Senza contare che la disciplina interna del subappalto è stata oggetto anche degli strali della Commissione Europea che con lettera di “messa in mora” del 24 gennaio 2019, nell’ambito della procedura di infrazione 2018-2273 avviata da Bruxelles nei confronti del nostro Paese, ha altresì messo in discussione la coerenza con il quadro normativo eurounitario (per approfondimenti, si rinvia al contributo dello scrivente: La Commissione Europea mette nel mirino il Codice degli appalti italiano):
– dell’omologo limite di cui sopra contemplato dall’art. 105, comma 5, CCP con riguardo alle opere super specialistiche – in gergo “s.i.o.s.” – di cui all’art. 89, comma 11, stesso CCP, nella quale ipotesi il subappalto non può in nessun caso superare il 30% del valore delle opere.

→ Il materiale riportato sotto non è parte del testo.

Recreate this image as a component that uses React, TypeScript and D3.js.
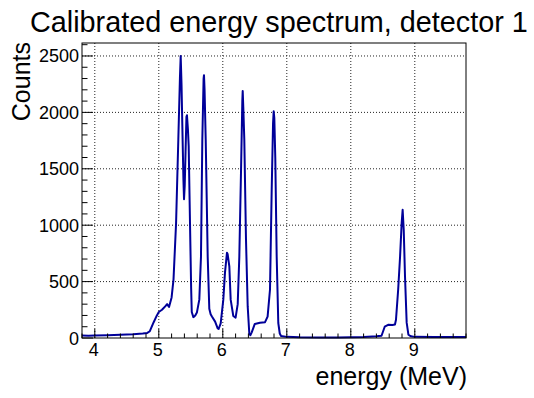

Tale ultima disposizione è stata peraltro espressamente esclusa dal raggio di azione della norma derogatoria a carattere interinale di cui all’art. 1, comma 18, L. n. 55/2019, cit.;
– del divieto per l’offerente in una data procedura di gara di essere subappaltatore di un altro offerente nella stessa gara, sancito sempre dall’art. 105, comma 4, lett. a), CCP; divieto inizialmente abolito con il menzionato D.L. “Slocca-Cantieri” ma poi ripristinato in sede di conversione in legge del Decreto;
– del divieto di subappalto “a cascata”, contemplato dal ripetuto art. 105, comma 19, CCP;
– dell’obbligo di indicare la terna dei subappaltatori contemplato dall’art. 105, comma 6, CCP, cit., qualora l’appalto sia superiore alle soglie comunitarie e non sia necessaria una particolare specializzazione e comunque, anche nel sotto-soglia, ove si verta in un caso di attività particolarmente esposte al rischio di infiltrazione mafiosa. Invero per effetto del più volte citato art. 1, comma 18, L. n. 55/2019, detto obbligo è allo stato sospeso fino al 31 dicembre 2020 – e non soppresso definitivamente come invece previsto originariamente nel D.L. “Slocca-Cantieri” – e ciò anche in relazione alle concessioni.